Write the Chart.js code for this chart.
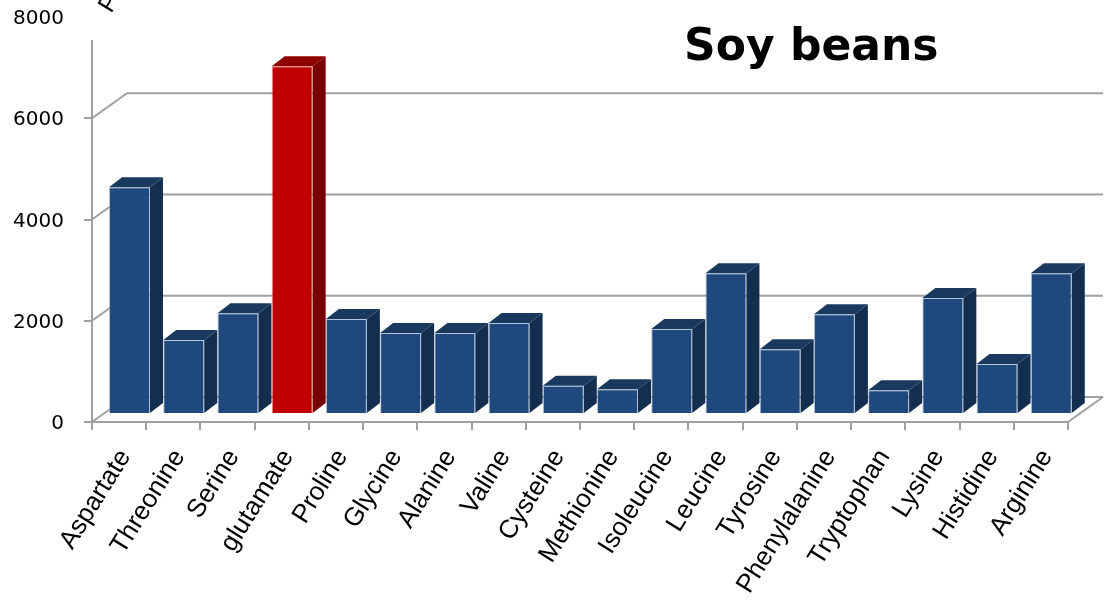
<!DOCTYPE html>
<html>
<head>
<meta charset="utf-8">
<script src="https://cdn.jsdelivr.net/npm/chart.js@4.4.0/dist/chart.umd.min.js"></script>
<style>
html, body { margin: 0; padding: 0; background: #fff; }
</style>
</head>
<body>
<canvas id="soyChart" width="1110" height="602"></canvas>
<script>
// amino acid content, soy beans
const aminoAcids = ['Aspartate', 'Threonine', 'Serine', 'glutamate', 'Proline', 'Glycine',
    'Alanine', 'Valine', 'Cysteine', 'Methionine', 'Isoleucine', 'Leucine', 'Tyrosine',
    'Phenylalanine', 'Tryptophan', 'Lysine', 'Histidine', 'Arginine'];
const soyValues = [4480, 1460, 1990, 6870, 1875, 1600, 1600, 1800, 560, 490, 1680, 2780,
    1280, 1970, 470, 2290, 990, 2780];
const yTicks = [0, 2000, 4000, 6000, 8000];
const highlight = 'glutamate';

// 3d look
const wallDepth = { x: 35, y: -25 };
const barShift = { x: 10.4, y: -8 };
const barDepth = { x: 13, y: -10 };
const gridGray = '#a0a0a0';

const frontColors = aminoAcids.map(a => a === highlight ? '#C00000' : '#1F497D');
const sideColors = aminoAcids.map(a => a === highlight ? '#780000' : '#142E50');
const topColors = aminoAcids.map(a => a === highlight ? '#8F0000' : '#19395F');

const threeD = {
    id: 'threeD',
    beforeDatasetsDraw(chart) {
        const { ctx, chartArea: a, scales: { y } } = chart;
        ctx.save();
        ctx.strokeStyle = gridGray;
        ctx.lineWidth = 2;
        // back wall grid lines + floor
        yTicks.slice(0, -1).forEach(v => {
            const py = y.getPixelForValue(v);
            ctx.beginPath();
            ctx.moveTo(a.left, py);
            ctx.lineTo(a.left + wallDepth.x, py + wallDepth.y);
            ctx.lineTo(a.right + wallDepth.x, py + wallDepth.y);
            ctx.stroke();
        });
        const y0 = y.getPixelForValue(0);
        ctx.beginPath();
        ctx.moveTo(a.left, y0);
        ctx.lineTo(a.right, y0);
        ctx.lineTo(a.right + wallDepth.x, y0 + wallDepth.y);
        ctx.stroke();
        // vertical axis
        ctx.beginPath();
        ctx.moveTo(a.left, 40);
        ctx.lineTo(a.left, y0);
        ctx.stroke();
        ctx.restore();

        ctx.save();
        ctx.translate(barShift.x, barShift.y);
    },
    afterDatasetsDraw(chart) {
        const ctx = chart.ctx;
        const meta = chart.getDatasetMeta(0);
        meta.data.forEach((bar, i) => {
            const { x, y, base, width } = bar.getProps(['x', 'y', 'base', 'width'], true);
            const l = x - width / 2, r = x + width / 2;
            ctx.fillStyle = topColors[i];
            ctx.beginPath();
            ctx.moveTo(l, y);
            ctx.lineTo(r, y);
            ctx.lineTo(r + barDepth.x, y + barDepth.y);
            ctx.lineTo(l + barDepth.x, y + barDepth.y);
            ctx.closePath();
            ctx.fill();
            ctx.fillStyle = sideColors[i];
            ctx.beginPath();
            ctx.moveTo(r, y);
            ctx.lineTo(r + barDepth.x, y + barDepth.y);
            ctx.lineTo(r + barDepth.x, base + barDepth.y);
            ctx.lineTo(r, base);
            ctx.closePath();
            ctx.fill();
        });
        ctx.restore();
    },
    afterDraw(chart) {
        const ctx = chart.ctx;
        ctx.save();
        ctx.fillStyle = '#000';
        ctx.font = 'bold 44px "DejaVu Sans"';
        ctx.textBaseline = 'alphabetic';
        ctx.fillText('Soy beans', 684, 60);
        // cut-off axis title
        ctx.translate(111, 14);
        ctx.rotate(-58 * Math.PI / 180);
        ctx.font = '25px "Liberation Sans"';
        ctx.fillText('P', 0, 0);
        ctx.restore();
    }
};

new Chart(document.getElementById('soyChart'), {
    type: 'bar',
    data: {
        labels: aminoAcids,
        datasets: [{
            data: soyValues,
            backgroundColor: frontColors,
            borderColor: aminoAcids.map(a => a === highlight ? 'rgba(230,90,90,0.6)' : 'rgba(130,160,200,0.6)'),
            borderWidth: 1,
            barPercentage: 1,
            categoryPercentage: 0.756
        }]
    },
    options: {
        responsive: false,
        animation: false,
        layout: { autoPadding: false, padding: { top: 17, right: 42, left: 0, bottom: 0 } },
        plugins: {
            legend: { display: false },
            tooltip: { enabled: false }
        },
        scales: {
            x: {
                afterFit: s => { s.height = 180; s.paddingLeft = 0; s.paddingRight = 0; },
                border: { display: false },
                grid: { drawOnChartArea: false, tickLength: 8, color: gridGray, lineWidth: 2 },
                ticks: {
                    minRotation: 58, maxRotation: 58, autoSkip: false,
                    labelOffset: 6, padding: 14,
                    color: '#000',
                    font: { family: 'Liberation Sans', size: 26 }
                }
            },
            y: {
                min: 0, max: 8000,
                afterFit: s => { s.width = 92; s.paddingTop = 0; s.paddingBottom = 0; },
                afterBuildTicks: s => { s.ticks = yTicks.map(v => ({ value: v })); },
                border: { display: false },
                grid: {
                    drawOnChartArea: false, tickLength: 8, lineWidth: 2,
                    color: c => c.tick && c.tick.value === 8000 ? 'rgba(0,0,0,0)' : gridGray
                },
                ticks: {
                    padding: 20,
                    labelOffset: 2,
                    color: '#000',
                    font: { family: 'DejaVu Sans', size: 20 },
                    callback: v => String(v)
                }
            }
        }
    },
    plugins: [threeD]
});
</script>
</body>
</html>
⁂
_Required task_
Drop the images and repeat the data exactly.

_Response_
Write the Chart.js code for this chart.
<!DOCTYPE html>
<html>
<head>
<meta charset="utf-8">
<script src="https://cdn.jsdelivr.net/npm/chart.js@4.4.0/dist/chart.umd.min.js"></script>
<style>
html, body { margin: 0; padding: 0; background: #fff; }
</style>
</head>
<body>
<canvas id="soyChart" width="1110" height="602"></canvas>
<script>
// amino acid content, soy beans
const aminoAcids = ['Aspartate', 'Threonine', 'Serine', 'glutamate', 'Proline', 'Glycine',
    'Alanine', 'Valine', 'Cysteine', 'Methionine', 'Isoleucine', 'Leucine', 'Tyrosine',
    'Phenylalanine', 'Tryptophan', 'Lysine', 'Histidine', 'Arginine'];
const soyValues = [4480, 1460, 1990, 6870, 1875, 1600, 1600, 1800, 560, 490, 1680, 2780,
    1280, 1970, 470, 2290, 990, 2780];
const yTicks = [0, 2000, 4000, 6000, 8000];
const highlight = 'glutamate';

// 3d look
const wallDepth = { x: 35, y: -25 };
const barShift = { x: 10.4, y: -8 };
const barDepth = { x: 13, y: -10 };
const gridGray = '#a0a0a0';

const frontColors = aminoAcids.map(a => a === highlight ? '#C00000' : '#1F497D');
const sideColors = aminoAcids.map(a => a === highlight ? '#780000' : '#142E50');
const topColors = aminoAcids.map(a => a === highlight ? '#8F0000' : '#19395F');

const threeD = {
    id: 'threeD',
    beforeDatasetsDraw(chart) {
        const { ctx, chartArea: a, scales: { y } } = chart;
        ctx.save();
        ctx.strokeStyle = gridGray;
        ctx.lineWidth = 2;
        // back wall grid lines + floor
        yTicks.slice(0, -1).forEach(v => {
            const py = y.getPixelForValue(v);
            ctx.beginPath();
            ctx.moveTo(a.left, py);
            ctx.lineTo(a.left + wallDepth.x, py + wallDepth.y);
            ctx.lineTo(a.right + wallDepth.x, py + wallDepth.y);
            ctx.stroke();
        });
        const y0 = y.getPixelForValue(0);
        ctx.beginPath();
        ctx.moveTo(a.left, y0);
        ctx.lineTo(a.right, y0);
        ctx.lineTo(a.right + wallDepth.x, y0 + wallDepth.y);
        ctx.stroke();
        // vertical axis
        ctx.beginPath();
        ctx.moveTo(a.left, 40);
        ctx.lineTo(a.left, y0);
        ctx.stroke();
        ctx.restore();

        ctx.save();
        ctx.translate(barShift.x, barShift.y);
    },
    afterDatasetsDraw(chart) {
        const ctx = chart.ctx;
        const meta = chart.getDatasetMeta(0);
        meta.data.forEach((bar, i) => {
            const { x, y, base, width } = bar.getProps(['x', 'y', 'base', 'width'], true);
            const l = x - width / 2, r = x + width / 2;
            ctx.fillStyle = topColors[i];
            ctx.beginPath();
            ctx.moveTo(l, y);
            ctx.lineTo(r, y);
            ctx.lineTo(r + barDepth.x, y + barDepth.y);
            ctx.lineTo(l + barDepth.x, y + barDepth.y);
            ctx.closePath();
            ctx.fill();
            ctx.fillStyle = sideColors[i];
            ctx.beginPath();
            ctx.moveTo(r, y);
            ctx.lineTo(r + barDepth.x, y + barDepth.y);
            ctx.lineTo(r + barDepth.x, base + barDepth.y);
            ctx.lineTo(r, base);
            ctx.closePath();
            ctx.fill();
        });
        ctx.restore();
    },
    afterDraw(chart) {
        const ctx = chart.ctx;
        ctx.save();
        ctx.fillStyle = '#000';
        ctx.font = 'bold 44px "DejaVu Sans"';
        ctx.textBaseline = 'alphabetic';
        ctx.fillText('Soy beans', 684, 60);
        // cut-off axis title
        ctx.translate(111, 14);
        ctx.rotate(-58 * Math.PI / 180);
        ctx.font = '25px "Liberation Sans"';
        ctx.fillText('P', 0, 0);
        ctx.restore();
    }
};

new Chart(document.getElementById('soyChart'), {
    type: 'bar',
    data: {
        labels: aminoAcids,
        datasets: [{
            data: soyValues,
            backgroundColor: frontColors,
            borderColor: aminoAcids.map(a => a === highlight ? 'rgba(230,90,90,0.6)' : 'rgba(130,160,200,0.6)'),
            borderWidth: 1,
            barPercentage: 1,
            categoryPercentage: 0.756
        }]
    },
    options: {
        responsive: false,
        animation: false,
        layout: { autoPadding: false, padding: { top: 17, right: 42, left: 0, bottom: 0 } },
        plugins: {
            legend: { display: false },
            tooltip: { enabled: false }
        },
        scales: {
            x: {
                afterFit: s => { s.height = 180; s.paddingLeft = 0; s.paddingRight = 0; },
                border: { display: false },
                grid: { drawOnChartArea: false, tickLength: 8, color: gridGray, lineWidth: 2 },
                ticks: {
                    minRotation: 58, maxRotation: 58, autoSkip: false,
                    labelOffset: 6, padding: 14,
                    color: '#000',
                    font: { family: 'Liberation Sans', size: 26 }
                }
            },
            y: {
                min: 0, max: 8000,
                afterFit: s => { s.width = 92; s.paddingTop = 0; s.paddingBottom = 0; },
                afterBuildTicks: s => { s.ticks = yTicks.map(v => ({ value: v })); },
                border: { display: false },
                grid: {
                    drawOnChartArea: false, tickLength: 8, lineWidth: 2,
                    color: c => c.tick && c.tick.value === 8000 ? 'rgba(0,0,0,0)' : gridGray
                },
                ticks: {
                    padding: 20,
                    labelOffset: 2,
                    color: '#000',
                    font: { family: 'DejaVu Sans', size: 20 },
                    callback: v => String(v)
                }
            }
        }
    },
    plugins: [threeD]
});
</script>
</body>
</html>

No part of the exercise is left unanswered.